The possible confusion with `Tuple[x, y]` is a strong counter-argument, but as you mention, `{int, str}` doesn't have this particular problem. The unfortunate part about `isinstance` is that it takes _only_ a tuple and not any kind of collection of types.
...
If the compatibility issue isn’t a big deal (and I trust Guido that is isn’t), I think
int | str is the best option. It’a an operator that means union, it’s used for sum/union
types in other languages, it makes perfect sense if you read it as “int or str”… I cant
imagine anyone being confused or put off by it.
I also like the `int | str` syntax, and I can't imagine that it will cause any kind of confusion. One difference about `int | str` and `{int, str}` however is that successfully interpreting the meaning of the ` | ` syntax likely requires a context while for the `{ }` syntax it is clear that it defers the interpretation to whatever context it is used in. For example:

    def foo(x: int | str):
    def foo(x: {int, str}):

Here it's pretty clear that both versions indicate multiple type options.
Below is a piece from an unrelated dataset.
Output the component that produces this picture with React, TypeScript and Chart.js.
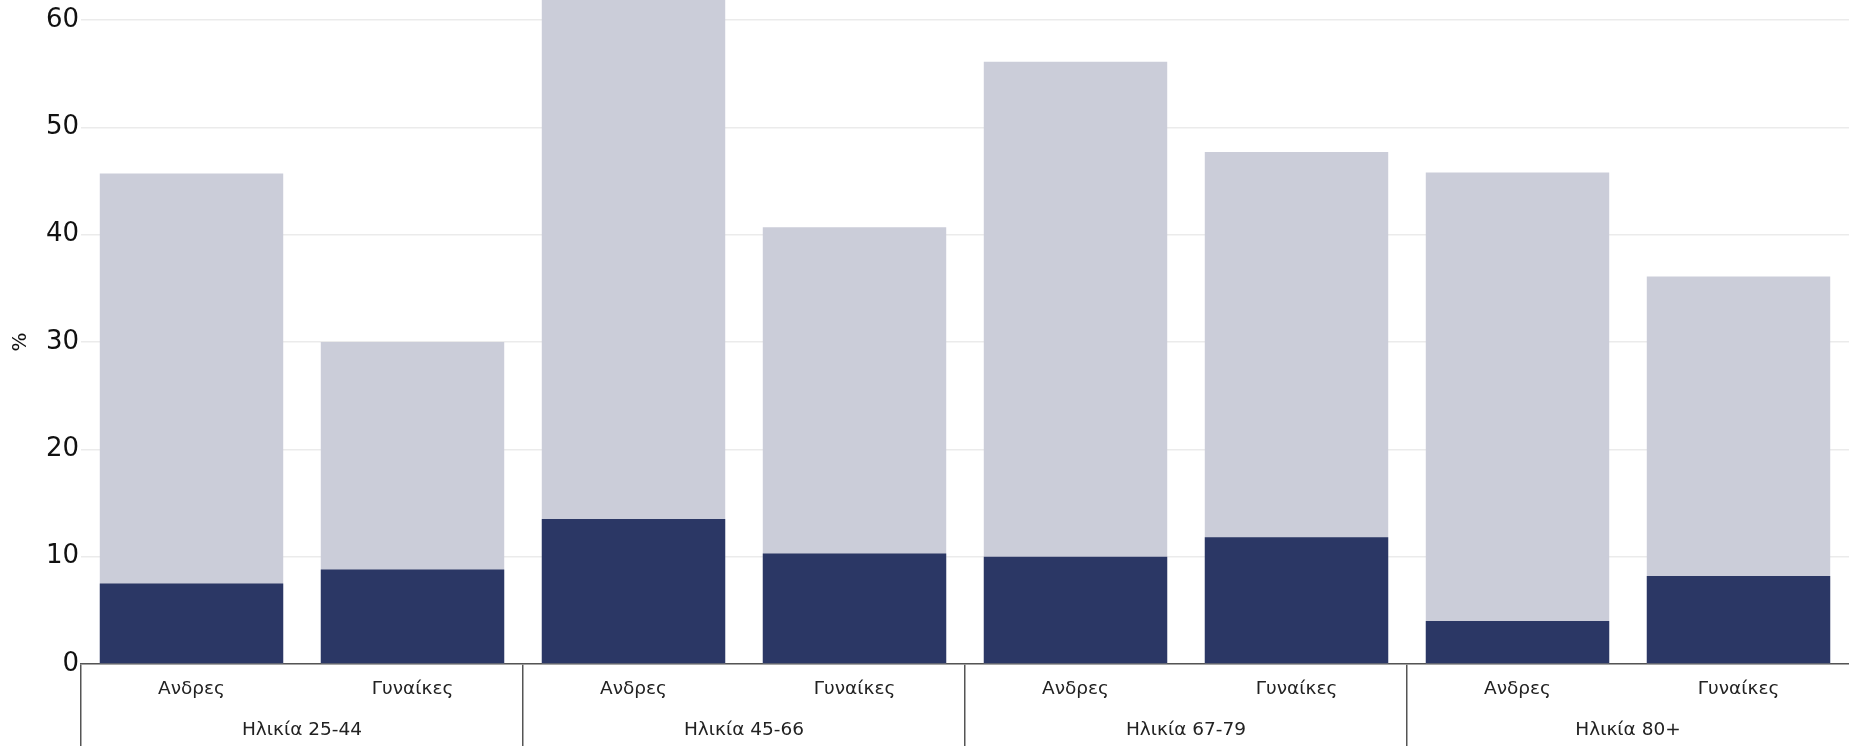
import React, { useEffect, useRef } from "react";
import { Chart, registerables } from "chart.js";

Chart.register(...registerables);

const categories = ["Ανδρες", "Γυναίκες", "Ανδρες", "Γυναίκες", "Ανδρες", "Γυναίκες", "Ανδρες", "Γυναίκες"];
const groups = ["Ηλικία 25-44", "Ηλικία 45-66", "Ηλικία 67-79", "Ηλικία 80+"];
const totalValues = [45.7, 30.0, 63.0, 40.7, 56.1, 47.7, 45.8, 36.1];
const darkValues = [7.5, 8.8, 13.5, 10.3, 10.0, 11.8, 4.0, 8.2];
const yMin = 0;
const yMax = 60;
const yStep = 10;
const yTitle = "%";

const DARK = "#2b3765";
const LIGHT = "#cbcdd9";
const AXIS = "#555555";

export default function App() {
  const canvasRef = useRef<HTMLCanvasElement | null>(null);

  useEffect(() => {
    if (!canvasRef.current) return;
    Chart.defaults.font.family = "'DejaVu Sans', sans-serif";
    const chart = new Chart(canvasRef.current, {
      type: "bar",
      data: {
        labels: categories,
        datasets: [
          {
            label: "dark",
            data: darkValues,
            backgroundColor: DARK,
            borderWidth: 0,
            categoryPercentage: 1,
            barPercentage: 0.83,
            clip: false as any,
          },
          {
            label: "light",
            data: totalValues,
            backgroundColor: LIGHT,
            borderWidth: 0,
            categoryPercentage: 1,
            barPercentage: 0.83,
            clip: false as any,
          },
        ],
      },
      options: {
        animation: false,
        responsive: true,
        maintainAspectRatio: false,
        layout: { padding: { top: 20, right: 0, bottom: 0, left: 0 } },
        plugins: { legend: { display: false }, tooltip: { enabled: false } },
        scales: {
          x: {
            stacked: true,
            offset: true,
            grid: {
              display: true,
              drawOnChartArea: false,
              drawTicks: true,
              tickLength: 82,
              offset: true,
              lineWidth: 1.5,
              color: (ctx: any) =>
                typeof ctx.index === "number" && ctx.index % 2 === 0 ? AXIS : "rgba(0,0,0,0)",
            },
            border: { display: true, color: AXIS, width: 1.5 },
            ticks: {
              font: { size: 18.5 },
              color: "#222222",
              padding: -67.5,
              autoSkip: false,
              maxRotation: 0,
            },
            afterFit: (s: any) => {
              s.height = 34;
            },
          },
          x2: {
            type: "category",
            labels: groups,
            position: "bottom",
            offset: true,
            grid: { display: false, drawTicks: false },
            border: { display: false },
            ticks: {
              font: { size: 18.5 },
              color: "#222222",
              padding: 21.5,
              autoSkip: false,
              maxRotation: 0,
            },
            afterFit: (s: any) => {
              s.height = 48;
            },
          },
          y: {
            min: yMin,
            max: yMax,
            ticks: { stepSize: yStep, font: { size: 26 }, color: "#111111", padding: 2 },
            grid: { color: "#ebebeb", lineWidth: 1.5, drawTicks: false },
            border: { display: false },
            title: {
              display: true,
              text: yTitle,
              font: { size: 20 },
              color: "#111111",
              padding: { top: 9, bottom: 0 },
            },
            afterFit: (s: any) => {
              s.width = 81;
            },
          },
        },
      } as any,
    });
    return () => chart.destroy();
  }, []);

  return (
    <div style={{ position: "absolute", left: 0, top: 0, width: 1849, height: 746, background: "#fff" }}>
      <canvas ref={canvasRef} />
    </div>
  );
}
However when reading something like:

    x = int | str

it's not immediately clear what this means and what `x` actually is (or represents). Probably `x` is used in type annotations later on but someone reading this statement (and maybe being unfamiliar with typing) could also assume something of the following:

1. Some kind of type chain with fallbacks, so that you can do `x(2.0) == 2` with a fallback on `str`: `x('foo') == 'foo'`.
2. (shell style) Some kind of compound type, piping the output from `int` to `str`: `x(2.3) == str(int(2.3)) == '2'`.

Only if you're familiar with `__or__`'ing types or you see this in a typing context it becomes clear that this means a type union.

On the other hand `{int, str}` is just a collection of types, nothing more, no further meaning attached to it. Whatever meaning is eventually assigned to such a type collection is deferred to the context that uses it, e.g. type annotations or usage with `isinstance`. Similar for `x = (int, str)`, this can be used as `ininstance(foo, x)` or `type_chain(foo, x)` or `type_pipe(foo, x)`. Here it's the functions that give meaning to the type collection, not the collection itself.